The difference between the two computing paradigms comes into sharp focus over the idea of social integration. Benioff’s cloud is fundamentally a social cloud leveraging the wisdom of crowds, which makes this cloud ascendant. Benioff is putting a great deal of effort into socializing the enterprise. Chatter is perhaps the best known social application in the Salesforce quiver but before Chatter there were the Sales Cloud and Service Cloud each of which leverages the wisdom of crowds to discover hidden information that enables enterprises to achieve goals faster and for less expense.
Chatter does for the enterprise what the Cloud offerings do for departments. Using crowd wisdom techniques, Chatter surfaces information and knowledge that is usually hidden from view in an enterprise. By making what was previously unknown at least knowable, Chatter unlocks a new source of productivity for the enterprise. So far Oracle’s cloud paradigm has no answer for it.
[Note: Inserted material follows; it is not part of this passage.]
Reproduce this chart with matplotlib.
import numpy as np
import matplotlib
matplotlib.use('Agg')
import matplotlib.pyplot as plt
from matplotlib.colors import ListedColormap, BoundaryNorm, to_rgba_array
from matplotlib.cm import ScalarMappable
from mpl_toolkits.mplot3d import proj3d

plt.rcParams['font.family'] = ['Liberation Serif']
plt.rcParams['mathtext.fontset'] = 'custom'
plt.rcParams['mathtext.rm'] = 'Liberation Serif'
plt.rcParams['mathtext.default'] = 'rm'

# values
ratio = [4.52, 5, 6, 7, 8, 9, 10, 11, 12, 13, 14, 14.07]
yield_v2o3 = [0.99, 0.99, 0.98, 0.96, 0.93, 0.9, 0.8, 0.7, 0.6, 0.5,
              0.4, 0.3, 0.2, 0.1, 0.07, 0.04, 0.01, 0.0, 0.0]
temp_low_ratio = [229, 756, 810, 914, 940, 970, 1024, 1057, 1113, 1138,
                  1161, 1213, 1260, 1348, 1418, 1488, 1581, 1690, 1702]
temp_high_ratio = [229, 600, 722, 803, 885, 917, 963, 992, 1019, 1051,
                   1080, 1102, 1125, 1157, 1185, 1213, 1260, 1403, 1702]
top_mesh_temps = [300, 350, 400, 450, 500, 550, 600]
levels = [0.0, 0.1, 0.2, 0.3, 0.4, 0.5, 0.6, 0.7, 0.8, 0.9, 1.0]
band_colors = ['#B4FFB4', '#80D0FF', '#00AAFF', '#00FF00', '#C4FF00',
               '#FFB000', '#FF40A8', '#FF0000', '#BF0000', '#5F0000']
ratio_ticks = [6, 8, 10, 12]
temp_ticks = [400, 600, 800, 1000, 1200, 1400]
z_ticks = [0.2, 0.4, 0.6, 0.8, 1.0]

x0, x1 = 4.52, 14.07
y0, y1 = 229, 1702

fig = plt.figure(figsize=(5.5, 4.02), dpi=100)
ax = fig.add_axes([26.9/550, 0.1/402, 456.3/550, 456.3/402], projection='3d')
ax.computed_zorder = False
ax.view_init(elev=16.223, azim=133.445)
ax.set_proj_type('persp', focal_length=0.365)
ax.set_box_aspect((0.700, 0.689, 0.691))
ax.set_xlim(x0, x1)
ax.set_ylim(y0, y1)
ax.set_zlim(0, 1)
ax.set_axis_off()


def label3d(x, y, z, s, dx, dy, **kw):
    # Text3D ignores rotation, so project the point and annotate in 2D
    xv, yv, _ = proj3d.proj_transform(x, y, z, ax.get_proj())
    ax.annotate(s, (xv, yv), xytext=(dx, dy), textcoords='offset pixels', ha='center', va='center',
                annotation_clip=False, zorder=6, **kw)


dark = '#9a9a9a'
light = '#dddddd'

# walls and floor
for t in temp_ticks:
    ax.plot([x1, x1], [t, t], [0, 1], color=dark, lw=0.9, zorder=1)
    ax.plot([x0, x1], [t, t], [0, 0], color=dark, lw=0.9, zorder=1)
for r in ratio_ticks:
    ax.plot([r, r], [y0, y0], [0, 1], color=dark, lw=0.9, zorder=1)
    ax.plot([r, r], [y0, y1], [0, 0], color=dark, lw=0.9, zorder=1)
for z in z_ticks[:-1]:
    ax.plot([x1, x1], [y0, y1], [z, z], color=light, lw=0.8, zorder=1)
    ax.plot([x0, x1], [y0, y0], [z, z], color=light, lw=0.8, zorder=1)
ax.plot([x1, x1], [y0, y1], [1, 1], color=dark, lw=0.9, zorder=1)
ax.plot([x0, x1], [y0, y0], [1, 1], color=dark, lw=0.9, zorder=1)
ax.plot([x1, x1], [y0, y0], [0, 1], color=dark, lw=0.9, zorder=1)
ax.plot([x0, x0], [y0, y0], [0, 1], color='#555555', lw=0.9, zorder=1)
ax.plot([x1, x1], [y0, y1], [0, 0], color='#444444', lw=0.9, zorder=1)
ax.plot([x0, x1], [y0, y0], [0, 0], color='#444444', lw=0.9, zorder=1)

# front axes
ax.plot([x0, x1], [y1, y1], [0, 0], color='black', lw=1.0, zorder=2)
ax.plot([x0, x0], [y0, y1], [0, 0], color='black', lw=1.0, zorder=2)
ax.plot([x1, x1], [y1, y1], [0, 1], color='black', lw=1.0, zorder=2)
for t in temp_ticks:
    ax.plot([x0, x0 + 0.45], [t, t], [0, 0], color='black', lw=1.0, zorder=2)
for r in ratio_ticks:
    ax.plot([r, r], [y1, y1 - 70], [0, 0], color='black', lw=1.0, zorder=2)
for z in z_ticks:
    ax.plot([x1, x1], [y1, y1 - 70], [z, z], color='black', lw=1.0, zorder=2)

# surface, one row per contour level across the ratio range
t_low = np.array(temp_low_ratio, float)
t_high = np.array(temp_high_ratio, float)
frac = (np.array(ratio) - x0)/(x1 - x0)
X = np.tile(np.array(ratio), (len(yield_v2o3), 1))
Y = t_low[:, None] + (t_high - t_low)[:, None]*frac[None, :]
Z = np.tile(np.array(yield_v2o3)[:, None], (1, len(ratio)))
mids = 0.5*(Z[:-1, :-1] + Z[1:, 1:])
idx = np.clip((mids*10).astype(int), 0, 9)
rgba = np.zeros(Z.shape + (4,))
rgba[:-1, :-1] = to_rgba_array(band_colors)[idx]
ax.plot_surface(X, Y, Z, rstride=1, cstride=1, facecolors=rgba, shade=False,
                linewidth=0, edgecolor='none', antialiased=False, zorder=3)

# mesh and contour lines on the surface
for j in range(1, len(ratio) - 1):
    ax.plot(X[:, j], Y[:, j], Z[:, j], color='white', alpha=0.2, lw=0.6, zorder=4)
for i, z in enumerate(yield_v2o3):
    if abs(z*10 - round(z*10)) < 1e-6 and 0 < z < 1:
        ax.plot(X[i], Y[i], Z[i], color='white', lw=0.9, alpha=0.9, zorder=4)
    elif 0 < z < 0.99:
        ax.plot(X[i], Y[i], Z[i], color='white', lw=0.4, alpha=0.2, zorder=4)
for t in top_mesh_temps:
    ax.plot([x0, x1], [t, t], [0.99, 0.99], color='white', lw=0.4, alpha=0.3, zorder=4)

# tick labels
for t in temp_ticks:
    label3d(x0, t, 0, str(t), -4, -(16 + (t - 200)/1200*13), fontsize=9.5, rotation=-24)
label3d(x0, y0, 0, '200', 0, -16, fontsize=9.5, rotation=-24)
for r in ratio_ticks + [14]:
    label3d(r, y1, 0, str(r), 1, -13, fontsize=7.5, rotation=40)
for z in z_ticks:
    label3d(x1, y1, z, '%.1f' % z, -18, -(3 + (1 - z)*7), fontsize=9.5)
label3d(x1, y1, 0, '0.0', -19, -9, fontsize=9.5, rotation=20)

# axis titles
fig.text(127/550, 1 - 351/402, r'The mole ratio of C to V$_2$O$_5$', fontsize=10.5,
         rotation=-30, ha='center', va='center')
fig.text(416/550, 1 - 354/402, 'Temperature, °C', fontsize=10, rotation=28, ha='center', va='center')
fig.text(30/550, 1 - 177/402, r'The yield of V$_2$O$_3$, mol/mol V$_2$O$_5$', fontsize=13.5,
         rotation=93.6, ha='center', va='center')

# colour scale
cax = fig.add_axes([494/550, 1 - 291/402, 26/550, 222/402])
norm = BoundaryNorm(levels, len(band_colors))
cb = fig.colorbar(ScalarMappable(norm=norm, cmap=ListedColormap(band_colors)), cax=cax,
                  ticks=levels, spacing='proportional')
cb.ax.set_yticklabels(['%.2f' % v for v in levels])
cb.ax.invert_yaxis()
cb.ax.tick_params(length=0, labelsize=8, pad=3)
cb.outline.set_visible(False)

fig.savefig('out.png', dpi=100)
Finally there is a personal thread running through all this. We all know that Marc worked for Larry and that Marc credits Larry as one of his mentors. Larry was also a very early investor in Salesforce and a member of the board. The two appear to enjoy the rivalry and I suspect each realizes that having a foil on the other side of an argument is better than being alone in the market, even if you are the leader. It generates press and free publicity as Benioff readily acknowledged in his keynote on Wednesday.
None of this should be taken to mean the situation won’t change. It may be true that past is prologue but one’s history is not one’s fate. As a very big company Oracle has become good at being what Oracle CRM leader Anthony Lye calls a fast follower. Conversely, Salesforce is still relatively small and continues its nimble ways. A future iteration of the debate spawned by Open World could easily expand into social strategies within the enterprise or between it and the customer. It could also grow to include a debate over whose platform and development strategy is best. The possibilities are vast and the options will fuel the conversation for a long time.